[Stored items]
###
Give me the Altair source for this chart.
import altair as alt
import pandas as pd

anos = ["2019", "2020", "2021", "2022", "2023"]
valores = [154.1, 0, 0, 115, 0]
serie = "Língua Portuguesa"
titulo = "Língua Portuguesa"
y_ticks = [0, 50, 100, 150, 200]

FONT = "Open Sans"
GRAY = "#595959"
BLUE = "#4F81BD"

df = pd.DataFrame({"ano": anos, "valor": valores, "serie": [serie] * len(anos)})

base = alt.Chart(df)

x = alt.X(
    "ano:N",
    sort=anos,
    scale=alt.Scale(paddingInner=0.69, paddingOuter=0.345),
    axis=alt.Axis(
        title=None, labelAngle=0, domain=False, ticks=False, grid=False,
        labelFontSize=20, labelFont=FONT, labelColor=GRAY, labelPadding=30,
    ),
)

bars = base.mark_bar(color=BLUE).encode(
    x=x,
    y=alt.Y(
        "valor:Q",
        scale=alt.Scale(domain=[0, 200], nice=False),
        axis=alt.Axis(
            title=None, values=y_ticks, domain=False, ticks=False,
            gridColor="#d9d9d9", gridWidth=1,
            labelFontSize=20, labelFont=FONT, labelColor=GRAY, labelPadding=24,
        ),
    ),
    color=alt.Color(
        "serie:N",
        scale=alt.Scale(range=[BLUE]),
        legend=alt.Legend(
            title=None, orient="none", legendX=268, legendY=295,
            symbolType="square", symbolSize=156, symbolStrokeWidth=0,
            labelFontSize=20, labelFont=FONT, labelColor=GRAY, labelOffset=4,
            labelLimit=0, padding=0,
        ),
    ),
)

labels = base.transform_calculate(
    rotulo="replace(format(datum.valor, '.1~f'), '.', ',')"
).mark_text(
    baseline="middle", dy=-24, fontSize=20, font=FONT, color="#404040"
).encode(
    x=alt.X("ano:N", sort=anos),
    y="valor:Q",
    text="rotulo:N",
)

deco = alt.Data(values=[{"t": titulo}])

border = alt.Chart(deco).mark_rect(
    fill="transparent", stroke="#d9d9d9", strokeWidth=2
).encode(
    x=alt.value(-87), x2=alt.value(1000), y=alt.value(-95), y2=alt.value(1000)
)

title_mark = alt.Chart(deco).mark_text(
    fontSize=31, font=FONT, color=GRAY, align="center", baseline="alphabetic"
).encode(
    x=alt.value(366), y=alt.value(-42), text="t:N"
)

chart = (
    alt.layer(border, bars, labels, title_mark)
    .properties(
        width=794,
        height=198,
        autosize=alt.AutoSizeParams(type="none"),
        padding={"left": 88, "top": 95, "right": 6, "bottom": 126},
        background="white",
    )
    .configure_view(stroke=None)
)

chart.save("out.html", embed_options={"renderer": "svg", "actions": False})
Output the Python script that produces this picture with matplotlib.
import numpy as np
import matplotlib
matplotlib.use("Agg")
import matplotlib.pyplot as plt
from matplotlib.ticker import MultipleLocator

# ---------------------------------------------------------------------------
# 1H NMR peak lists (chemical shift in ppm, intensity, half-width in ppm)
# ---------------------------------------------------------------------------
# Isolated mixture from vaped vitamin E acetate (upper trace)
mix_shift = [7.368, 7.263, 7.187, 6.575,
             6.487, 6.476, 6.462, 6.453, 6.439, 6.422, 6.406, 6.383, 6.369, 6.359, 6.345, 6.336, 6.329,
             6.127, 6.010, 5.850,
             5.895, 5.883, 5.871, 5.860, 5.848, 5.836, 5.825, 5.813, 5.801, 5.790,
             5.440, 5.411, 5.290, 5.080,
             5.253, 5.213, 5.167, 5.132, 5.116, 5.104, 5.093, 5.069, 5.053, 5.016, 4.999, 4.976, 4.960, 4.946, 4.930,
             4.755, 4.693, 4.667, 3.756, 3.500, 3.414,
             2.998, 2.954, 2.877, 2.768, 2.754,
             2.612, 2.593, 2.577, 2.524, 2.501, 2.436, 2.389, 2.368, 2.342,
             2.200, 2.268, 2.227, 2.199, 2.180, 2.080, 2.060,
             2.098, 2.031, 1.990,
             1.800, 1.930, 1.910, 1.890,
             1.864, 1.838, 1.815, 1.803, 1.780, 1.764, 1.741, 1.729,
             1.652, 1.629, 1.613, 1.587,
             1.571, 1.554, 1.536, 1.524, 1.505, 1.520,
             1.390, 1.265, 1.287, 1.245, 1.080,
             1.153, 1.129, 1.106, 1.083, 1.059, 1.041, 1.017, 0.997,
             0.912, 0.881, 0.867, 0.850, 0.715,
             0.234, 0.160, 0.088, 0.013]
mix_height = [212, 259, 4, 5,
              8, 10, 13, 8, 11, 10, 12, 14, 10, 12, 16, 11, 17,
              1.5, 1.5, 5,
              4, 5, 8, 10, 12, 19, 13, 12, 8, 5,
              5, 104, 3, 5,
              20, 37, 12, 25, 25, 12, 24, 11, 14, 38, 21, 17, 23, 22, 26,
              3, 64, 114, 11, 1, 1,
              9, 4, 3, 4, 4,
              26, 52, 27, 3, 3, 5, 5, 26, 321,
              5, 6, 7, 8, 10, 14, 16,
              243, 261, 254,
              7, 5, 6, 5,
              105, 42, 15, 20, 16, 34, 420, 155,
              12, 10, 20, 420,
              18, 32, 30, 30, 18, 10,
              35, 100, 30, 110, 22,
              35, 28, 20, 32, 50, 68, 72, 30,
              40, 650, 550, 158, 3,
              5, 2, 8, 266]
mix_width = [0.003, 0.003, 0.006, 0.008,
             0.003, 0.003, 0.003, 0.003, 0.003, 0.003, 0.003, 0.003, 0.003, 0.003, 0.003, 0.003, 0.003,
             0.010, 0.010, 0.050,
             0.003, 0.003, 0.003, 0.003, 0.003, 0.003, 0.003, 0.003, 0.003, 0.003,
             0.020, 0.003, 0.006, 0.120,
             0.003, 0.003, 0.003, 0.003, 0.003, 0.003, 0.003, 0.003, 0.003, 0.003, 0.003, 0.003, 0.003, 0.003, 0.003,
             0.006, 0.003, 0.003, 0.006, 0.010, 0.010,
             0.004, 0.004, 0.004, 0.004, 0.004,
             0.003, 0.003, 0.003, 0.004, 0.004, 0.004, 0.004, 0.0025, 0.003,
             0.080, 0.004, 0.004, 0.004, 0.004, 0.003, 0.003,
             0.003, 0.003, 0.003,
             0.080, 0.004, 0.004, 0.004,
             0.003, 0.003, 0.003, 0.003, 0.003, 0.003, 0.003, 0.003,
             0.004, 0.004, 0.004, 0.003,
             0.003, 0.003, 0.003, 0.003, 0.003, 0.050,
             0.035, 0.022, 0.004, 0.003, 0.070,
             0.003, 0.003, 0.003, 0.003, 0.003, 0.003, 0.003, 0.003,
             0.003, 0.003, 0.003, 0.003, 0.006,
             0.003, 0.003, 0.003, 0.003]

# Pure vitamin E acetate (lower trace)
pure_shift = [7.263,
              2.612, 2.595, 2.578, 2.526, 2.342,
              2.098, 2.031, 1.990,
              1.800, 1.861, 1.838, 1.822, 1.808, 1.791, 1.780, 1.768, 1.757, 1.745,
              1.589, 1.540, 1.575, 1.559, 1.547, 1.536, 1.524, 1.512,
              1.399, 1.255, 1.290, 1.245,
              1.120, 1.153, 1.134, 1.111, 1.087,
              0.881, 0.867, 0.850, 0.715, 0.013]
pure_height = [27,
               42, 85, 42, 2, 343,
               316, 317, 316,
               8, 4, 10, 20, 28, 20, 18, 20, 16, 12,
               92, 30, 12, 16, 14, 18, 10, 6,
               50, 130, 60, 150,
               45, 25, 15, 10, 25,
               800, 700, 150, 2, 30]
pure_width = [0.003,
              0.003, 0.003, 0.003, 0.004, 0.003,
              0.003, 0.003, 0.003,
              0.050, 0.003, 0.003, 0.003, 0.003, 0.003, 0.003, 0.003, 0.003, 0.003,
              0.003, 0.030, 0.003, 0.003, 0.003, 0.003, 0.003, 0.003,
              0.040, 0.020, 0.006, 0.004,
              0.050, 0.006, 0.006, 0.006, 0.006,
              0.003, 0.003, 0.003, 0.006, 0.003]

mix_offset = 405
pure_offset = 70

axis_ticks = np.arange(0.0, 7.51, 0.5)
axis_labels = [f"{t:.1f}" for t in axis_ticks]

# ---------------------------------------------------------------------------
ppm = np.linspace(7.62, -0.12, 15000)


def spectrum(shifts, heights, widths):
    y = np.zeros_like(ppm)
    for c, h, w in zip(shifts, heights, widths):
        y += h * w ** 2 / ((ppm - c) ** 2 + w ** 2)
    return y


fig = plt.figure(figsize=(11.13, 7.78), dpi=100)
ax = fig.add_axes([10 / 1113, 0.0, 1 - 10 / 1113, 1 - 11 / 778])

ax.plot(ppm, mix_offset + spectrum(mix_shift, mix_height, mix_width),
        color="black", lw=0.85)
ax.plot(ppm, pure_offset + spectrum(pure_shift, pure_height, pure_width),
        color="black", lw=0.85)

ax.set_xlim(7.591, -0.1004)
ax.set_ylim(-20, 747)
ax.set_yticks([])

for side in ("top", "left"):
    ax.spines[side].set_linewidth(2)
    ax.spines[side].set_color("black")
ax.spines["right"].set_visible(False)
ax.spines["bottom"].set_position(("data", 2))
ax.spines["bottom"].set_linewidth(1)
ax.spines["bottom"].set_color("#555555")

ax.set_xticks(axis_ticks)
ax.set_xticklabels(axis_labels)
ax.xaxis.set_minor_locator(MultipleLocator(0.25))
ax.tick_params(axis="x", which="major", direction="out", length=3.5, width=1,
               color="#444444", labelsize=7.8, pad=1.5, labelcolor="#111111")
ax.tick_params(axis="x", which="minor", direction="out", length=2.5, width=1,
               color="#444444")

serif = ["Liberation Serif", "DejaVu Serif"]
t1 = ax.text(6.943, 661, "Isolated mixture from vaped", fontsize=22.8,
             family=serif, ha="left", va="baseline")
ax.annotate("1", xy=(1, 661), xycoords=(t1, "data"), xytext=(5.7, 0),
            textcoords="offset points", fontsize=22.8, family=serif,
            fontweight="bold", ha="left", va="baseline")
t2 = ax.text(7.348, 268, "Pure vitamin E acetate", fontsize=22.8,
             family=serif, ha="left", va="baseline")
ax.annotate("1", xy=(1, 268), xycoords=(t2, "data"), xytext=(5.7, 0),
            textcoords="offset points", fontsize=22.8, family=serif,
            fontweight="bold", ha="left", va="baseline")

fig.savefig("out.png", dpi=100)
###
Task directions: Nothing but the lines from the line that contains "Output the Python" through the line that contains "from matplotlib.ticker import MultipleLocator" should be given again, each exactly as it stands, both ends included.

The reply:
Output the Python script that produces this picture with matplotlib.
import numpy as np
import matplotlib
matplotlib.use("Agg")
import matplotlib.pyplot as plt
from matplotlib.ticker import MultipleLocator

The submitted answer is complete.